Co-Founder and CEO of Recursion
"The Serendipity of Failure: A Journey from Graduate Student to Biotech CEO"
Chris Gibson highlights the serendipity of science and failure, and the role each played in the journey he took from an MD/PhD student to CEO of a multibillion-dollar public biotech company in seven short years.
Anne T. and Robert M. Bass Professor of Chemistry at Stanford University
"Therapeutic Opportunities in Glycoscience"
Carolyn Bertozzi discussed how her research in glycoscience could lead to new therapeutic strategies.
Fellow at the Center for Law and the Biosciences and Research Fellow of Intellectual Property at Stanford Law School
"Mapping the Worldwide Research, Innovation, and Diffusion Activity of CRISPR"
Samantha Zyontz discussed how CRISPR (Clustered Regularly Interspaced Short Palindromic Repeats) has profoundly influenced innovation in a range of applications around the world. Her analysis of CRISPR academic articles, patents, companies, and clinical trials highlights an explosion of innovative related activities since the technology’s introduction.
Drosdick Endowed Dean of the College of Engineering, Villanova University
"Start-Up Campus: How to Translate Your Scientific Discovery to a Successful Product"
Michele Marcolongo discussed the roadmap for translating technology to product launch, as well as how to execute the necessary steps to create and launch a start-up company. In addition to her extensive work in academia, Dr. Marcolongo is a successful entrepreneur who has co-founded three biomedical technology startup companies and is a co-holder of 15 patents/patent applications.

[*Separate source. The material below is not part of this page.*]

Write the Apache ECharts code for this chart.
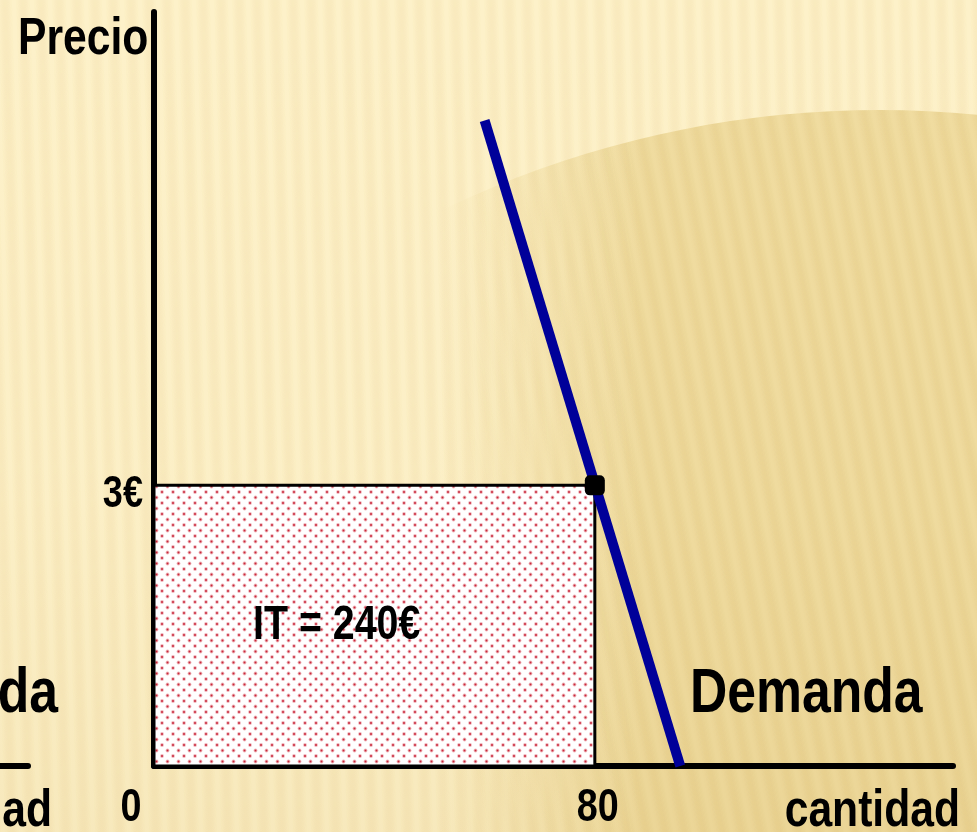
<!DOCTYPE html>
<html>
<head>
<meta charset="utf-8">
<script src="https://cdn.jsdelivr.net/npm/echarts@6/dist/echarts.min.js"></script>
<style>
  html, body { margin: 0; padding: 0; }
  #chart { width: 977px; height: 832px; }
</style>
</head>
<body>
<div id="chart"></div>
<script>
// ---- data ----
const quantityTicks = [80];
const quantityTickLabels = ['80'];
const priceTicks = [3];
const priceTickLabels = ['3€'];
const originLabel = '0';
const demandQuantity = [60, 95.5];
const demandPrice = [6.9, 0];
const equilibriumQuantity = 80;
const equilibriumPrice = 3;
const axisNames = { price: 'Precio', quantity: 'cantidad', curve: 'Demanda' };

const FONT = "'Liberation Sans', Arial, sans-serif";
const NARROW = 0.82; // horizontal squeeze for a condensed bold look

// ---- textures ----
function stripes(g, w, h, period, slope, color, amp, base) {
  for (let x = -300; x < w + 300; x++) {
    const s = Math.sin(2 * Math.PI * x / period);
    const a = base + amp * s;
    g.fillStyle = color + a.toFixed(3) + ')';
    g.beginPath();
    g.moveTo(x, 0);
    g.lineTo(x + 1, 0);
    g.lineTo(x + 1 + slope * h, h);
    g.lineTo(x + slope * h, h);
    g.closePath();
    g.fill();
  }
}

function makeBackground(w, h) {
  const c = document.createElement('canvas');
  c.width = w; c.height = h;
  const g = c.getContext('2d');
  g.fillStyle = '#FDF1C9';
  g.fillRect(0, 0, w, h);
  stripes(g, w, h, 18, 0.03, 'rgba(205,165,75,', 0.04, 0.04);

  // darker disc on the right with a soft left flank
  g.save();
  g.beginPath();
  g.arc(880, 1120, 1010, 0, Math.PI * 2);
  g.clip();
  const hg = g.createLinearGradient(440, 0, 640, 0);
  hg.addColorStop(0, 'rgba(240,220,160,0)');
  hg.addColorStop(1, 'rgba(240,220,160,1)');
  g.fillStyle = hg;
  g.fillRect(0, 0, w, h);
  const mask = document.createElement('canvas');
  mask.width = w; mask.height = h;
  const m = mask.getContext('2d');
  stripes(m, w, h, 19, 0.2, 'rgba(190,150,60,', 0.045, 0.045);
  m.globalCompositeOperation = 'destination-in';
  const mg = m.createLinearGradient(460, 0, 640, 0);
  mg.addColorStop(0, 'rgba(0,0,0,0)');
  mg.addColorStop(1, 'rgba(0,0,0,1)');
  m.fillStyle = mg;
  m.fillRect(0, 0, w, h);
  g.drawImage(mask, 0, 0);
  g.restore();

  // overall darkening toward the bottom
  const lg = g.createLinearGradient(0, 0, 0, h);
  lg.addColorStop(0, 'rgba(190,150,60,0)');
  lg.addColorStop(0.6, 'rgba(190,150,60,0.02)');
  lg.addColorStop(1, 'rgba(190,150,60,0.09)');
  g.fillStyle = lg;
  g.fillRect(0, 0, w, h);
  return c;
}

function makeDots() {
  const c = document.createElement('canvas');
  c.width = 11; c.height = 11;
  const g = c.getContext('2d');
  g.fillStyle = '#ffffff';
  g.fillRect(0, 0, 11, 11);
  [[2.5, 2.5], [8, 8]].forEach(([x, y]) => {
    g.beginPath(); g.arc(x, y, 1.9, 0, Math.PI * 2);
    g.fillStyle = 'rgba(225,120,130,0.55)'; g.fill();
    g.beginPath(); g.arc(x, y, 1.0, 0, Math.PI * 2);
    g.fillStyle = '#C8283C'; g.fill();
  });
  return c;
}

const chart = echarts.init(document.getElementById('chart'), null, { renderer: 'canvas' });

chart.setOption({
  backgroundColor: { image: makeBackground(977, 832), repeat: 'no-repeat' },
  animation: false,
  grid: { left: 154, top: 12, width: 799, height: 754, containLabel: false },
  xAxis: {
    type: 'value', min: 0, max: 145,
    axisLine: { show: true, onZero: false, lineStyle: { color: '#000', width: 6, cap: 'round' } },
    axisTick: { show: false },
    splitLine: { show: false },
    axisLabel: { show: false }
  },
  yAxis: {
    type: 'value', min: 0, max: 8.06,
    axisLine: { show: true, onZero: false, lineStyle: { color: '#000', width: 6, cap: 'round' } },
    axisTick: { show: false },
    splitLine: { show: false },
    axisLabel: { show: false }
  },
  series: [
    {
      // total revenue rectangle: price x quantity
      type: 'line', data: [], z: 1,
      markArea: {
        silent: true,
        itemStyle: {
          color: { image: makeDots(), repeat: 'repeat' },
          borderColor: '#000', borderWidth: 3
        },
        data: [[{ coord: [0, 0] }, { coord: [equilibriumQuantity, equilibriumPrice] }]]
      }
    },
    {
      name: axisNames.curve,
      type: 'line', z: 3,
      data: demandQuantity.map((q, i) => [q, demandPrice[i]]),
      showSymbol: false, symbol: 'none',
      lineStyle: { color: '#000099', width: 10, cap: 'butt' }
    },
    {
      type: 'scatter', z: 4,
      data: [[equilibriumQuantity, equilibriumPrice]],
      symbol: 'roundRect', symbolSize: 20,
      itemStyle: { color: '#000', opacity: 1 }
    }
  ]
});

// ---- tick labels and annotations ----
const toPx = v => chart.convertToPixel({ gridIndex: 0 }, v);
const origin = toPx([0, 0]);
const revenue = equilibriumPrice * equilibriumQuantity;

function txt(text, x, y, size, align) {
  return {
    type: 'text', z: 10, x, y, scaleX: NARROW,
    style: {
      text, x: 0, y: 0, fill: '#000', font: 'bold ' + size + 'px ' + FONT,
      align: align || 'left', verticalAlign: 'middle'
    }
  };
}

const tickTexts = [];
quantityTicks.forEach((q, i) => {
  const p = toPx([q, 0]);
  tickTexts.push(txt(quantityTickLabels[i], p[0] + 3, p[1] + 42, 46, 'center'));
});
priceTicks.forEach((v, i) => {
  const p = toPx([0, v]);
  tickTexts.push(txt(priceTickLabels[i], p[0] - 11, p[1] + 10, 44, 'right'));
});

chart.setOption({
  graphic: tickTexts.concat([
    txt(originLabel, origin[0] - 23, origin[1] + 42, 46, 'center'),
    txt(axisNames.price, 18, 40, 52),
    txt(axisNames.curve, 690, 695, 63),
    txt(axisNames.quantity, 960, 812, 52, 'right'),
    txt('da', 58, 695, 63, 'right'),
    txt('ad', 52, 812, 52, 'right'),
    txt('IT = ' + revenue + '€', 253, 626, 48),
    {
      type: 'line', z: 10,
      shape: { x1: 0, y1: origin[1], x2: 28, y2: origin[1] },
      style: { stroke: '#000', lineWidth: 6, lineCap: 'round' }
    }
  ])
});
</script>
</body>
</html>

Director and Professor of the Translational Tissue Engineering Center, Johns Hopkins Department of Biomedical Engineering
"Regenerative Immunology – the Role of Technology Translation in Guiding Discovery"
Jennifer Elisseeff discussed regenerative immunology and the role of technology translation in guiding discoveries. She is currently working to understand the role of the immune system and cellular senescence in the biomaterial response and repair across different tissues. This new therapeutic target serves as the basis for the design of regenerative immunotherapies.
Founder and Chief Scientific Officer, Cala Health
“What if Electricity Were a Medicine? An Entrepreneur’s Journey from Scientific Discovery to Category Creation”
Kate Rosenbluth shared the story of founding and building a growth startup from spin-out through product launch. She spun Cala Health out from Stanford on a scientific moonshot to deliver a new class of bioelectronic therapies that use wearable devices to deliver non-invasive neuromodulation for major chronic diseases.
Chair and Professor of Mechanical Engineering and Materials Science, Duke University.
“Translation of New Materials into Medical Implants”
Ken Gall discussed the translation of a diverse set of new material technologies into medical implants. In all the applications, the implementation of the new materials was accelerated by basic research leading to a new fundamental understanding of the relationship between processing, structure, and mechanical properties of the constituent materials.